Egypt's fuel crisis eases as some blame tight state finances

Ahmed Feteha, Salma Hussein, Wednesday 18 Jan 2012

Queues are shrinking at Cairo's petrol stations while debate rages over the real cause of five days of serious fuel shortages

(Photo: Mai Shaheen)

Five days after it began, Egypt's petrol crisis is showing signs of easing but the real causes of the shortages that have had motorists queuing around the block remain a matter of debate.

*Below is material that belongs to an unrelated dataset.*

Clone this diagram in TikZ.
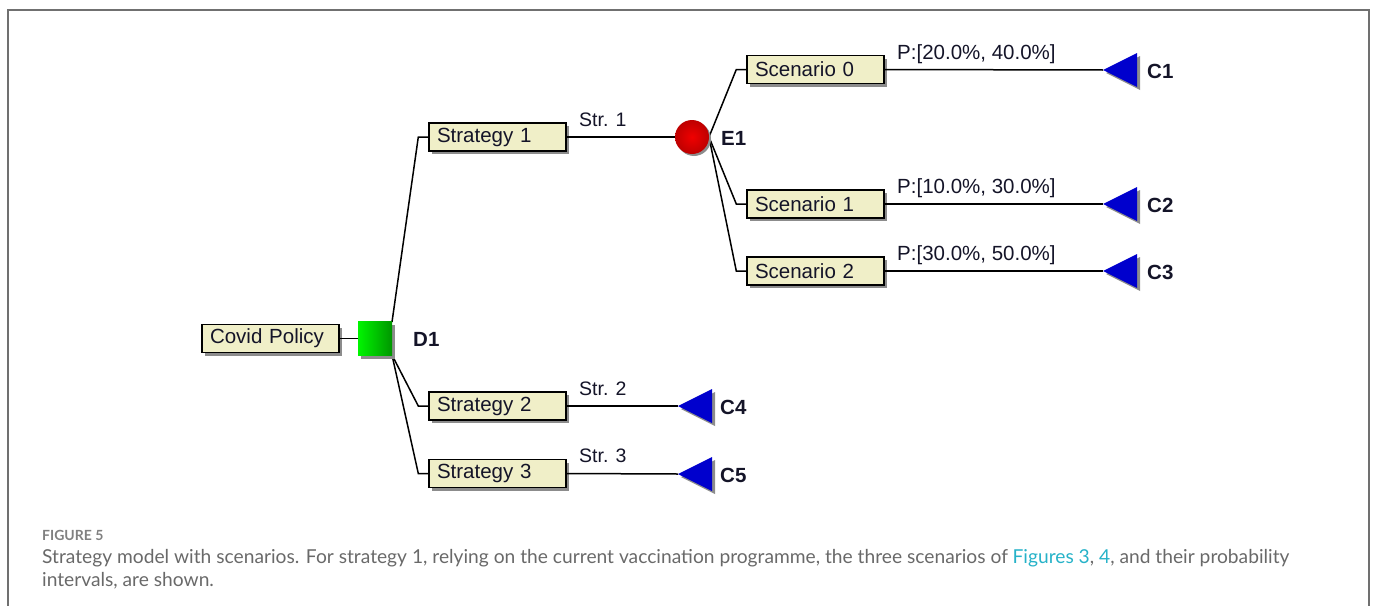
\documentclass[tikz,border=0pt]{standalone}
\usepackage{fontspec}
\setmainfont{Liberation Sans}
\newfontfamily\capfont{Lato}
\usetikzlibrary{shadows}
\definecolor{boxfill}{RGB}{240,239,200}
\definecolor{framegray}{RGB}{112,112,112}
\definecolor{capgray}{RGB}{105,105,105}
\definecolor{linkcyan}{RGB}{38,178,200}
\definecolor{greenA}{RGB}{0,245,0}
\definecolor{greenB}{RGB}{0,150,0}
\definecolor{redA}{RGB}{240,0,0}
\definecolor{redB}{RGB}{190,0,0}
\definecolor{triblue}{RGB}{0,0,205}
\definecolor{shadowgray}{RGB}{140,140,140}
\definecolor{inkcol}{RGB}{20,20,40}
\begin{document}
\begin{tikzpicture}[x=1pt,y=-1pt,
  every node/.style={inner sep=0pt},
  treebox/.style={draw=black, line width=1.4pt, fill=boxfill, minimum height=28pt,
    text width=121pt, inner xsep=8pt, align=left, text=inkcol, font=\fontsize{20.5}{23}\selectfont,
    drop shadow={shadow xshift=3pt, shadow yshift=-3pt, fill=shadowgray, opacity=1}},
  dnode/.style={rectangle, minimum size=34pt, left color=greenA, right color=greenB,
    drop shadow={shadow xshift=3pt, shadow yshift=-3pt, fill=shadowgray, opacity=1}},
  enode/.style={circle, minimum size=34pt, inner color=redA, outer color=redB,
    drop shadow={shadow xshift=2pt, shadow yshift=-2pt, fill=shadowgray, opacity=1}},
  tri/.style={fill=triblue},
  trishadow/.style={fill=shadowgray},
  conn/.style={draw=black, line width=1.5pt},
  nlabel/.style={anchor=west, text=inkcol, font=\bfseries\fontsize{20.5}{24}\selectfont},
  elabel/.style={anchor=base west, text=inkcol, font=\fontsize{19.5}{22}\selectfont},
  plabel/.style={anchor=base west, text=inkcol, font=\fontsize{20.5}{22}\selectfont},
  capsmall/.style={anchor=base west, font=\capfont\bfseries\fontsize{14}{16}\selectfont, text=capgray!85},
  captext/.style={anchor=base west, font=\capfont\fontsize{19.2}{22}\selectfont, text=capgray}
]
\useasboundingbox (0,0) rectangle (1375,605);
% frame
\draw[framegray, line width=2pt] (8,607) -- (8,9.5) -- (1369,9.5) -- (1369,607);

% terminal coordinates (triangle tips)
\coordinate (c1) at (1103,70);
\coordinate (c2) at (1103,204);
\coordinate (c3) at (1103,271);
\coordinate (c4) at (678,406);
\coordinate (c5) at (678,474);

% nodes
\node[treebox] (root) at (270.5,338.5) {Covid Policy};
\node[treebox] (s1) at (497.5,137) {Strategy 1};
\node[treebox] (s2) at (497.5,406) {Strategy 2};
\node[treebox] (s3) at (497.5,473.5) {Strategy 3};
\node[treebox] (sc0) at (815.5,69.5) {Scenario 0};
\node[treebox] (sc1) at (815.5,204) {Scenario 1};
\node[treebox] (sc2) at (815.5,271) {Scenario 2};

% connectors
\draw[conn] (root.east) -- (358,338.5);
\draw[conn] (392,322) -- ([xshift=-10pt]s1.west) -- (s1.west);
\draw[conn] (392,355) -- ([xshift=-10pt]s2.west) -- (s2.west);
\draw[conn] (392,355) -- ([xshift=-10pt]s3.west) -- (s3.west);
\draw[conn] (s1.east) -- (692,137);
\draw[conn] (s2.east) -- (c4);
\draw[conn] (s3.east) -- (c5);
\draw[conn] (709,137) -- ([xshift=-10pt]sc0.west) -- (sc0.west);
\draw[conn] (709,137) -- ([xshift=-10pt]sc1.west) -- (sc1.west);
\draw[conn] (709,137) -- ([xshift=-10pt]sc2.west) -- (sc2.west);
\draw[conn] (sc0.east) -- (c1);
\draw[conn] (sc1.east) -- (c2);
\draw[conn] (sc2.east) -- (c3);

% decision and event nodes
\node[dnode] (d1) at (375,338.5) {};
\node[enode] (e1) at (692,137) {};

% consequence triangles
\foreach \c in {c1,c2,c3,c4,c5}{
  \fill[trishadow] ([xshift=3pt,yshift=-3pt]\c) -- ++(34,-17) -- ++(0,34) -- cycle;
  \fill[tri] (\c) -- ++(34,-17) -- ++(0,34) -- cycle;
}

% node labels
\node[nlabel] (d1l) at (413,339) {D1};
\node[nlabel] (e1l) at (721,138) {E1};
\node[nlabel] (c1l) at (1147,71) {C1};
\node[nlabel] (c2l) at (1147,205) {C2};
\node[nlabel] (c3l) at (1147,272) {C3};
\node[nlabel] (c4l) at (720,407) {C4};
\node[nlabel] (c5l) at (720,475) {C5};

% edge labels
\node[elabel] (l1) at (579,126) {Str. 1};
\node[elabel] (l2) at (579,395) {Str. 2};
\node[elabel] (l3) at (579,462.5) {Str. 3};
\node[plabel] (p0) at (897,59) {P:[20.0\%, 40.0\%]};
\node[plabel] (p1) at (897,193.5) {P:[10.0\%, 30.0\%]};
\node[plabel] (p2) at (897,260.5) {P:[30.0\%, 50.0\%]};

% caption
\node[capsmall] (figno) at (42,540) {FIGURE 5};
\node[captext] (cap1) at (42,563) {Strategy model with scenarios. For strategy 1, relying on the current vaccination programme, the three scenarios of \textcolor{linkcyan}{Figures 3}, \textcolor{linkcyan}{4}, and their probability};
\node[captext] (cap2) at (42,586) {intervals, are shown.};
\end{tikzpicture}
\end{document}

A countrywide shortage of fuel that started in earnest Saturday has sent Egyptian car-owners rushing to the relatively few petrol stations with consistent supplies. Some retailers have resorted to setting a 20-litre limit on fuel purchases.
The government, which supplies oil to Egypt's petrol producers, says it has not reduced the volume of its deliveries and blames the shortages on rumours and panic-buying.
On Tuesday, the country's minister of petroleum said an additional 3 million litres of oil had been pumped into the market to contain the problem -- a measure that appears to have had a limited effect.
Contradicting the government's line, petrol station supervisors and company officials interviewed by Ahram Online said their daily supplies of oil from the state have fallen by as much as two-thirds.
Oil is centrally supplied by the government to all petrol companies, public and private, to produce motor fuel. Some media reports claim the government has been unable to keep pace with market needs due to cash shortages.
This explanation, however, has been repeatedly denied by officials. 
Planning Minister Fayza Aboul Naga said on Tuesday that the crisis is "artificial" in nature, pointing out that 95 per cent of petrol consumed in Egypt is made locally and there has been no slowdown in domestic production.
One source at a public petrol company told Ahram Online that the shortage of a certain imported component that is key to petrol production is causing a bottleneck in Egyptian fuel factories. Wednesday's edition of the Shorouk daily newspaper cited a source at oil firm Shell making similar claims.
Recent downgrades of Egypt's credit rating have weakened its position with international suppliers. As a result, the state is no longer able to buy on credit as it used to.
Petrol company officials say that the extra petrol supplies promised by the government have already started to flow.
"The government has indeed been pumping large quantities of oil over the past day," the head of planning at a public oil company told Ahram Online.